日中新時代【後】AFF・大阪 レビュー
2025年04月17日 (木曜日)
共存体制改めて模索
今回の繊維ファッションOEM・ODM展示会「AFF・大阪」では、出展者、来場者の双方から日中繊維産業の共存体制を改めて模索する動きが見られた。
威海唐帛進出口は織り・編み地の自社縫製工場を持ちつつ、30社ほどの協力工場と提携した幅広いモノ作りを特徴とする。日本向けが9割を占め、大阪に支社も擁している。

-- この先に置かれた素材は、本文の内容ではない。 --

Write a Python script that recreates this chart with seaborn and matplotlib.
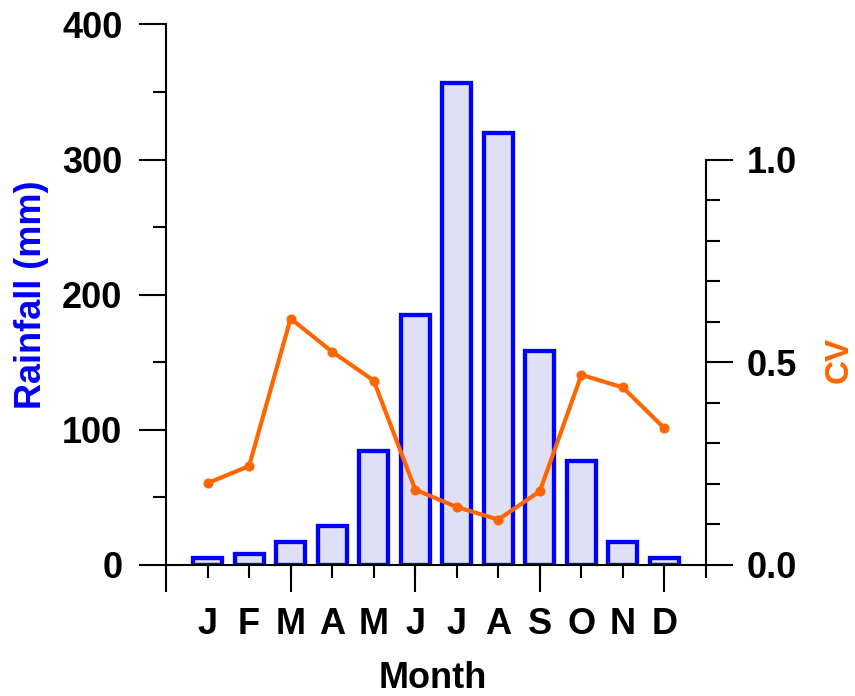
import pandas as pd
import matplotlib
matplotlib.use('Agg')
import matplotlib.pyplot as plt
import seaborn as sns

sns.set_style('ticks')
plt.rcParams['font.family'] = ['Liberation Sans', 'DejaVu Sans']
plt.rcParams['font.weight'] = 'bold'
plt.rcParams.update({'text.color': 'black', 'axes.labelcolor': 'black',
                     'xtick.color': 'black', 'ytick.color': 'black',
                     'axes.edgecolor': 'black'})

# data
month_num = list(range(1, 13))
month_lbl = ['J', 'F', 'M', 'A', 'M', 'J', 'J', 'A', 'S', 'O', 'N', 'D']
rainfall = [5, 8, 17, 29, 84, 185, 357, 320, 158, 77, 17, 5]
cv = [0.202, 0.244, 0.608, 0.526, 0.455, 0.186, 0.143, 0.112, 0.182, 0.469, 0.438, 0.337]

BLUE = '#0000ff'
ORANGE = '#ff6600'
FILL = '#e0e0f4'
FS = 26

df = pd.DataFrame({'month': month_num, 'rain': rainfall, 'cv': cv})

fig = plt.figure(figsize=(8.55, 6.96), dpi=100)
ax = fig.add_axes([0.19415, 0.18822, 0.63158, 0.7766])

sns.barplot(data=df, x='month', y='rain', ax=ax, native_scale=True, width=0.7,
            color=FILL, edgecolor=BLUE, linewidth=3.1, saturation=1)
for p in ax.patches:
    p.set_facecolor(FILL)
    p.set_edgecolor(BLUE)

ax.set_xlim(0, 13)
ax.set_ylim(0, 400)

# x ticks: long ticks every 3 months, short ticks at each month carrying the letters
ax.xaxis.remove_overlapping_locs = False
ax.set_xticks([0, 3, 6, 9, 12], [''] * 5)
ax.set_xticks(list(range(1, 14)), month_lbl + [''], minor=True)
ax.tick_params(axis='x', which='major', length=19.4, width=1.5, direction='out')
ax.tick_params(axis='x', which='minor', length=9.4, width=1.5, direction='out',
               pad=21, labelsize=FS)

ax.set_yticks([0, 100, 200, 300, 400])
ax.set_yticks(list(range(50, 400, 100)), minor=True)
ax.tick_params(axis='y', which='major', length=19.4, width=1.5, pad=12, labelsize=FS)
ax.tick_params(axis='y', which='minor', length=9.4, width=1.5)

for s in ['left', 'bottom']:
    ax.spines[s].set_linewidth(1.5)
ax.spines['top'].set_visible(False)
ax.spines['right'].set_visible(False)

ax.set_xlabel('Month', fontsize=FS, fontweight='bold')
ax.xaxis.set_label_coords(0.494, -0.178)
ax.set_ylabel('Rainfall (mm)', fontsize=FS, fontweight='bold', color=BLUE)
ax.yaxis.set_label_coords(-0.216, 0.5)

# CV on a second axis
ax2 = ax.twinx()
sns.lineplot(data=df, x='month', y='cv', ax=ax2, color=ORANGE, linewidth=3,
             marker='o', markersize=6.5, markeredgecolor=ORANGE)
ax2.set_xlim(0, 13)
ax2.set_ylim(0, 4 / 3)
ax2.set_yticks([0, 0.5, 1.0], ['0.0', '0.5', '1.0'])
ax2.set_yticks([0.1, 0.2, 0.3, 0.4, 0.6, 0.7, 0.8, 0.9], minor=True)
ax2.tick_params(axis='y', which='major', length=19.4, width=1.5, pad=10, labelsize=FS)
ax2.tick_params(axis='y', which='minor', length=10, width=1.5)
for s in ['left', 'top', 'bottom']:
    ax2.spines[s].set_visible(False)
ax2.spines['right'].set_linewidth(1.5)
ax2.spines['right'].set_bounds(0, 1.0)
ax2.set_ylabel('CV', fontsize=FS - 2, fontweight='bold', color=ORANGE)
ax2.yaxis.set_label_coords(1.218, 0.38)

fig.savefig('out.png', dpi=100)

トータルの生産能力は年間500万枚。素材開発、企画提案、高いコスト競争力を強みにこれまで日本市場を開拓してきた。生産アイテムは多岐にわたるが、ユニフォーム、コンプレッション、電動ファン付きウエア、ポロシャツ、アウトドアウエア、ダウンジャケットなどが主力。「対日が多いため米国の関税はほとんど関係ない」と今後の事業運営に自信を持っており、今回展でも既存、新規の両面で取引拡大への手応えを得た。
今回展では東南アジアコーナーが設けられ、「中国縫製ではない」という訴求も目立った。南通東方星服装進出口もその一社。中国国内に三つの工場を持つほか、ミャンマーとバングラデシュにも縫製工場を持つ。GRSなど複数の国際認証も取得しており、「国際的なプラットフォームを提供する」ことをアピールした。今回展でも来場したバイヤーから「認証があるのは助かる」との評価を得た。
今回のAFF・大阪を訪れたバイヤーからは、「やはり中国との付き合いなしでは事業が成り立たない」といった中国の価値を再確認する声や、「中国資本による東南アジアやバングラデシュ縫製に関心がある」といったチャイナ・プラスワンの候補地を探す動きが見られた。関税問題によって世界のサプライチェーンに変化が起こり始めた今、日中の共存体制を改めて模索する動きが強まっている。